begin Recorded information

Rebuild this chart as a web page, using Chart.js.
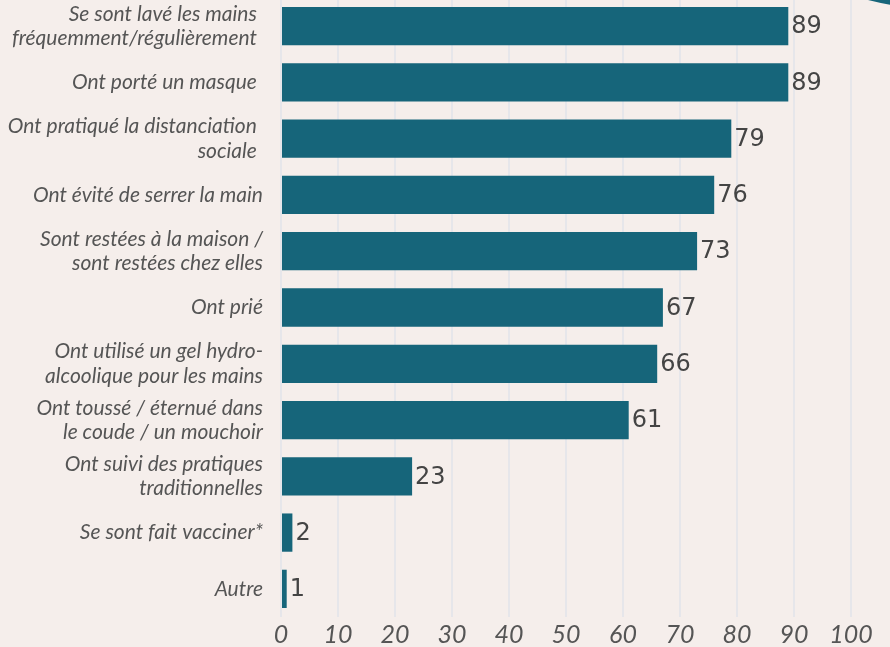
<!DOCTYPE html>
<html>
<head>
<meta charset="utf-8">
<script src="https://cdn.jsdelivr.net/npm/chart.js@4/dist/chart.umd.min.js"></script>
<style>
  html, body { margin: 0; padding: 0; background: #f5eeeb; overflow: hidden; }
  #wrap { position: absolute; left: 0; top: -2px; width: 890px; height: 649px; }
</style>
</head>
<body>
<div id="wrap"><canvas id="c" width="890" height="649"></canvas></div>
<script>
const categories = [
  ["Se sont lavé les mains \u200A", "fréquemment/régulièrement \u200A"],
  ["Ont porté un masque \u200A"],
  ["Ont pratiqué la distanciation \u200A", "sociale \u200A"],
  ["Ont évité de serrer la main"],
  ["Sont restées à la maison /", "sont restées chez elles"],
  ["Ont prié"],
  ["Ont utilisé un gel hydro-", "alcoolique pour les mains"],
  ["Ont toussé / éternué dans", "le coude / un mouchoir"],
  ["Ont suivi des pratiques", "traditionnelles"],
  ["Se sont fait vacciner*"],
  ["Autre"]
];
const values = [89, 89, 79, 76, 73, 67, 66, 61, 23, 2, 1];
const xTicks = [0, 10, 20, 30, 40, 50, 60, 70, 80, 90, 100];

const valueLabels = {
  id: 'valueLabels',
  afterDatasetsDraw(chart) {
    const ctx = chart.ctx;
    const meta = chart.getDatasetMeta(0);
    ctx.save();
    ctx.font = '24px "DejaVu Sans"';
    ctx.fillStyle = '#444444';
    ctx.textAlign = 'left';
    ctx.textBaseline = 'middle';
    meta.data.forEach((bar, i) => {
      ctx.fillText(String(values[i]), bar.x + 3, bar.y + 1);
    });
    ctx.restore();
  }
};

const deco = {
  id: 'deco',
  afterDraw(chart) {
    const ctx = chart.ctx;
    ctx.save();
    ctx.fillStyle = '#16657a';
    ctx.beginPath();
    ctx.moveTo(868, 2);
    ctx.quadraticCurveTo(880, 5, 891, 7);
    ctx.lineTo(891, 0);
    ctx.lineTo(868, 0);
    ctx.closePath();
    ctx.fill();
    ctx.restore();
  }
};

new Chart(document.getElementById('c'), {
  type: 'bar',
  data: {
    labels: categories,
    datasets: [{
      data: values,
      backgroundColor: '#16657a',
      borderWidth: 0,
      barPercentage: 0.68,
      categoryPercentage: 1.0
    }]
  },
  options: {
    indexAxis: 'y',
    responsive: false,
    animation: false,
    layout: { padding: { left: 0, right: 39, top: 0, bottom: 0 } },
    plugins: { legend: { display: false }, tooltip: { enabled: false } },
    scales: {
      x: {
        min: 0,
        max: 100,
        afterBuildTicks(scale) { scale.ticks = xTicks.map(v => ({ value: v })); },
        afterFit(scale) { scale.height = 30; scale.paddingLeft = 0; scale.paddingRight = 0; },
        grid: { color: '#e6e6ea', lineWidth: 2, drawTicks: false },
        border: { display: false },
        ticks: {
          padding: 5,
          color: '#555555',
          font: { family: 'Lato', style: 'italic', size: 25, lineHeight: 1.0 }
        }
      },
      y: {
        afterFit(scale) { scale.width = 281; scale.paddingTop = 0; scale.paddingBottom = 0; },
        grid: { display: false, drawTicks: false },
        border: { display: false },
        ticks: {
          padding: 18,
          color: '#555555',
          font: { family: 'Lato', style: 'italic', size: 21, lineHeight: 1.15 }
        }
      }
    }
  },
  plugins: [valueLabels, deco]
});
</script>
</body>
</html>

end Recorded information

[Task description]: Your task is an exact transcription of all the data, minus the pictures.

[The result]:
Rebuild this chart as a web page, using Chart.js.
<!DOCTYPE html>
<html>
<head>
<meta charset="utf-8">
<script src="https://cdn.jsdelivr.net/npm/chart.js@4/dist/chart.umd.min.js"></script>
<style>
  html, body { margin: 0; padding: 0; background: #f5eeeb; overflow: hidden; }
  #wrap { position: absolute; left: 0; top: -2px; width: 890px; height: 649px; }
</style>
</head>
<body>
<div id="wrap"><canvas id="c" width="890" height="649"></canvas></div>
<script>
const categories = [
  ["Se sont lavé les mains \u200A", "fréquemment/régulièrement \u200A"],
  ["Ont porté un masque \u200A"],
  ["Ont pratiqué la distanciation \u200A", "sociale \u200A"],
  ["Ont évité de serrer la main"],
  ["Sont restées à la maison /", "sont restées chez elles"],
  ["Ont prié"],
  ["Ont utilisé un gel hydro-", "alcoolique pour les mains"],
  ["Ont toussé / éternué dans", "le coude / un mouchoir"],
  ["Ont suivi des pratiques", "traditionnelles"],
  ["Se sont fait vacciner*"],
  ["Autre"]
];
const values = [89, 89, 79, 76, 73, 67, 66, 61, 23, 2, 1];
const xTicks = [0, 10, 20, 30, 40, 50, 60, 70, 80, 90, 100];

const valueLabels = {
  id: 'valueLabels',
  afterDatasetsDraw(chart) {
    const ctx = chart.ctx;
    const meta = chart.getDatasetMeta(0);
    ctx.save();
    ctx.font = '24px "DejaVu Sans"';
    ctx.fillStyle = '#444444';
    ctx.textAlign = 'left';
    ctx.textBaseline = 'middle';
    meta.data.forEach((bar, i) => {
      ctx.fillText(String(values[i]), bar.x + 3, bar.y + 1);
    });
    ctx.restore();
  }
};

const deco = {
  id: 'deco',
  afterDraw(chart) {
    const ctx = chart.ctx;
    ctx.save();
    ctx.fillStyle = '#16657a';
    ctx.beginPath();
    ctx.moveTo(868, 2);
    ctx.quadraticCurveTo(880, 5, 891, 7);
    ctx.lineTo(891, 0);
    ctx.lineTo(868, 0);
    ctx.closePath();
    ctx.fill();
    ctx.restore();
  }
};

new Chart(document.getElementById('c'), {
  type: 'bar',
  data: {
    labels: categories,
    datasets: [{
      data: values,
      backgroundColor: '#16657a',
      borderWidth: 0,
      barPercentage: 0.68,
      categoryPercentage: 1.0
    }]
  },
  options: {
    indexAxis: 'y',
    responsive: false,
    animation: false,
    layout: { padding: { left: 0, right: 39, top: 0, bottom: 0 } },
    plugins: { legend: { display: false }, tooltip: { enabled: false } },
    scales: {
      x: {
        min: 0,
        max: 100,
        afterBuildTicks(scale) { scale.ticks = xTicks.map(v => ({ value: v })); },
        afterFit(scale) { scale.height = 30; scale.paddingLeft = 0; scale.paddingRight = 0; },
        grid: { color: '#e6e6ea', lineWidth: 2, drawTicks: false },
        border: { display: false },
        ticks: {
          padding: 5,
          color: '#555555',
          font: { family: 'Lato', style: 'italic', size: 25, lineHeight: 1.0 }
        }
      },
      y: {
        afterFit(scale) { scale.width = 281; scale.paddingTop = 0; scale.paddingBottom = 0; },
        grid: { display: false, drawTicks: false },
        border: { display: false },
        ticks: {
          padding: 18,
          color: '#555555',
          font: { family: 'Lato', style: 'italic', size: 21, lineHeight: 1.15 }
        }
      }
    }
  },
  plugins: [valueLabels, deco]
});
</script>
</body>
</html>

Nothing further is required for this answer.